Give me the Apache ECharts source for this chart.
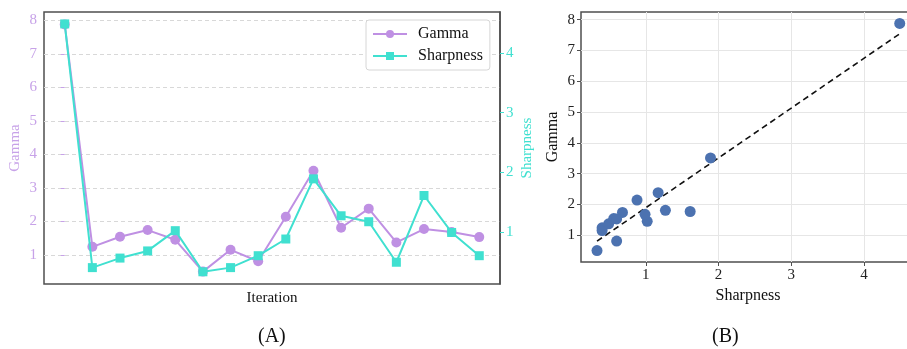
<!DOCTYPE html>
<html>
<head>
    <meta charset="utf-8">
    <title>Gamma vs Sharpness</title>
    <script src="https://cdn.jsdelivr.net/npm/echarts@6/dist/echarts.min.js"></script>
    <style>
        html, body { margin: 0; padding: 0; background: #fff; }
    </style>
</head>
<body>
<div id="main" style="width: 907px;height:349px;"></div>
<script type="text/javascript">
    // values, one per iteration
    const iterations = [0, 1, 2, 3, 4, 5, 6, 7, 8, 9, 10, 11, 12, 13, 14, 15];
    const gamma = [7.88, 1.24, 1.54, 1.74, 1.45, 0.50, 1.15, 0.81, 2.14, 3.51, 1.81, 2.38, 1.37, 1.77, 1.68, 1.53];
    const sharpness = [4.49, 0.40, 0.56, 0.68, 1.02, 0.33, 0.40, 0.60, 0.88, 1.89, 1.27, 1.17, 0.49, 1.61, 0.99, 0.60];

    const gammaTicks = [1, 2, 3, 4, 5, 6, 7, 8];
    const sharpTicks = [1, 2, 3, 4];

    const purple = '#bf90e3';
    const purpleText = '#c7a2e8';
    const teal = '#40e0d0';
    const dotBlue = '#4c72b0';
    const font = 'Liberation Serif';

    // least squares fit for the dashed line in (B)
    function fitLine(xs, ys) {
        let n = xs.length, mx = 0, my = 0;
        for (let i = 0; i < n; i++) { mx += xs[i]; my += ys[i]; }
        mx /= n; my /= n;
        let sxy = 0, sxx = 0;
        for (let i = 0; i < n; i++) {
            sxy += (xs[i] - mx) * (ys[i] - my);
            sxx += (xs[i] - mx) * (xs[i] - mx);
        }
        let slope = sxy / sxx, icpt = my - slope * mx;
        let x0 = Math.min.apply(null, xs), x1 = Math.max.apply(null, xs);
        return [[x0, icpt + slope * x0], [x1, icpt + slope * x1]];
    }

    let myChart = echarts.init(document.getElementById('main'));

    myChart.setOption({
        animation: false,
        grid: [
            { left: 44, width: 456, top: 12, height: 272, outerBoundsMode: 'none',
              show: true, borderColor: '#4f4f4f', borderWidth: 1.5 },
            { left: 581, width: 334, top: 12, height: 250, outerBoundsMode: 'none',
              show: true, borderColor: '#4f4f4f', borderWidth: 1.5 }
        ],
        legend: {
            data: ['Gamma', 'Sharpness'],
            left: 366, top: 20,
            orient: 'vertical',
            itemWidth: 34, itemHeight: 10, itemGap: 6,
            padding: [6, 7, 6, 6],
            backgroundColor: '#fff',
            borderColor: '#d6d6d6', borderWidth: 1, borderRadius: 3,
            textStyle: { fontFamily: font, fontSize: 16, color: '#111', padding: [0, 0, 0, 6] }
        },
        xAxis: [
            {
                gridIndex: 0, type: 'value', min: -0.75, max: 15.75,
                name: 'Iteration', nameLocation: 'middle', nameGap: 7,
                nameTextStyle: { fontFamily: font, fontSize: 15, color: '#111', verticalAlign: 'top' },
                axisLine: { show: false }, axisTick: { show: false },
                axisLabel: { show: false }, splitLine: { show: false }
            },
            {
                gridIndex: 1, type: 'value', min: 0.11, max: 4.70,
                name: 'Sharpness', nameLocation: 'middle', nameGap: 24,
                nameTextStyle: { fontFamily: font, fontSize: 16, color: '#111' },
                axisLine: { show: false },
                axisTick: { show: true, length: 4, customValues: sharpTicks, lineStyle: { color: '#4f4f4f' } },
                axisLabel: { customValues: sharpTicks, margin: 6, fontFamily: font, fontSize: 15, color: '#222' },
                splitLine: { show: true, lineStyle: { color: '#e6e6e6', width: 1 } }
            }
        ],
        yAxis: [
            {
                gridIndex: 0, type: 'value', min: 0.13, max: 8.25, position: 'left',
                name: 'Gamma', nameLocation: 'middle', nameGap: 21, nameMoveOverlap: false,
                nameTextStyle: { fontFamily: font, fontSize: 15, color: purpleText },
                axisLine: { show: false },
                axisTick: { show: true, length: 4, customValues: gammaTicks, lineStyle: { color: purpleText } },
                axisLabel: { customValues: gammaTicks, margin: 7, fontFamily: font, fontSize: 15, color: purpleText },
                splitLine: { show: true, lineStyle: { color: '#d8d8d8', type: [4, 3], width: 1 } }
            },
            {
                gridIndex: 0, type: 'value', min: 0.125, max: 4.69, position: 'right',
                name: 'Sharpness', nameLocation: 'middle', nameGap: 20, nameRotate: 90, nameMoveOverlap: false,
                nameTextStyle: { fontFamily: font, fontSize: 15, color: teal },
                axisLine: { show: true, lineStyle: { color: '#4f4f4f', width: 1.5 } },
                axisTick: { show: true, length: 4, customValues: sharpTicks, lineStyle: { color: teal } },
                axisLabel: { customValues: sharpTicks, margin: 6, fontFamily: font, fontSize: 15, color: teal },
                splitLine: { show: false }
            },
            {
                gridIndex: 1, type: 'value', min: 0.13, max: 8.25,
                name: 'Gamma', nameLocation: 'middle', nameGap: 20, nameMoveOverlap: false,
                nameTextStyle: { fontFamily: font, fontSize: 16, color: '#111' },
                axisLine: { show: false },
                axisTick: { show: true, length: 4, customValues: gammaTicks, lineStyle: { color: '#4f4f4f' } },
                axisLabel: { customValues: gammaTicks, margin: 6, fontFamily: font, fontSize: 15, color: '#222' },
                splitLine: { show: true, lineStyle: { color: '#e6e6e6', width: 1 } }
            }
        ],
        graphic: [
            { type: 'text', left: 272 - 14, top: 327, style: { text: '(A)', font: '20px "Liberation Serif"', fill: '#111' } },
            { type: 'text', left: 726 - 14, top: 327, style: { text: '(B)', font: '20px "Liberation Serif"', fill: '#111' } }
        ],
        series: [
            {
                name: 'Gamma', type: 'line', xAxisIndex: 0, yAxisIndex: 0,
                data: iterations.map((it, i) => [it, gamma[i]]),
                symbol: 'circle', symbolSize: 10,
                lineStyle: { color: purple, width: 2 },
                itemStyle: { color: purple },
                z: 2
            },
            {
                name: 'Sharpness', type: 'line', xAxisIndex: 0, yAxisIndex: 1,
                data: iterations.map((it, i) => [it, sharpness[i]]),
                symbol: 'rect', symbolSize: 9,
                lineStyle: { color: teal, width: 2 },
                itemStyle: { color: teal },
                z: 3
            },
            {
                name: 'fit', type: 'line', xAxisIndex: 1, yAxisIndex: 2,
                data: fitLine(sharpness, gamma),
                symbol: 'none',
                lineStyle: { color: '#111', width: 1.6, type: [6, 4] },
                z: 2
            },
            {
                name: 'points', type: 'scatter', xAxisIndex: 1, yAxisIndex: 2,
                data: sharpness.map((s, i) => [s, gamma[i]]),
                symbolSize: 11,
                itemStyle: { color: dotBlue, opacity: 1 },
                z: 3
            }
        ]
    });
</script>
</body>
</html>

**GOAL**
Reproduce the material above exactly, first line through the line that contains "const font = 'Liberation Serif';", minus the pictures.

**REPLY TO THE TASK**
Give me the Apache ECharts source for this chart.
<!DOCTYPE html>
<html>
<head>
    <meta charset="utf-8">
    <title>Gamma vs Sharpness</title>
    <script src="https://cdn.jsdelivr.net/npm/echarts@6/dist/echarts.min.js"></script>
    <style>
        html, body { margin: 0; padding: 0; background: #fff; }
    </style>
</head>
<body>
<div id="main" style="width: 907px;height:349px;"></div>
<script type="text/javascript">
    // values, one per iteration
    const iterations = [0, 1, 2, 3, 4, 5, 6, 7, 8, 9, 10, 11, 12, 13, 14, 15];
    const gamma = [7.88, 1.24, 1.54, 1.74, 1.45, 0.50, 1.15, 0.81, 2.14, 3.51, 1.81, 2.38, 1.37, 1.77, 1.68, 1.53];
    const sharpness = [4.49, 0.40, 0.56, 0.68, 1.02, 0.33, 0.40, 0.60, 0.88, 1.89, 1.27, 1.17, 0.49, 1.61, 0.99, 0.60];

    const gammaTicks = [1, 2, 3, 4, 5, 6, 7, 8];
    const sharpTicks = [1, 2, 3, 4];

    const purple = '#bf90e3';
    const purpleText = '#c7a2e8';
    const teal = '#40e0d0';
    const dotBlue = '#4c72b0';
    const font = 'Liberation Serif';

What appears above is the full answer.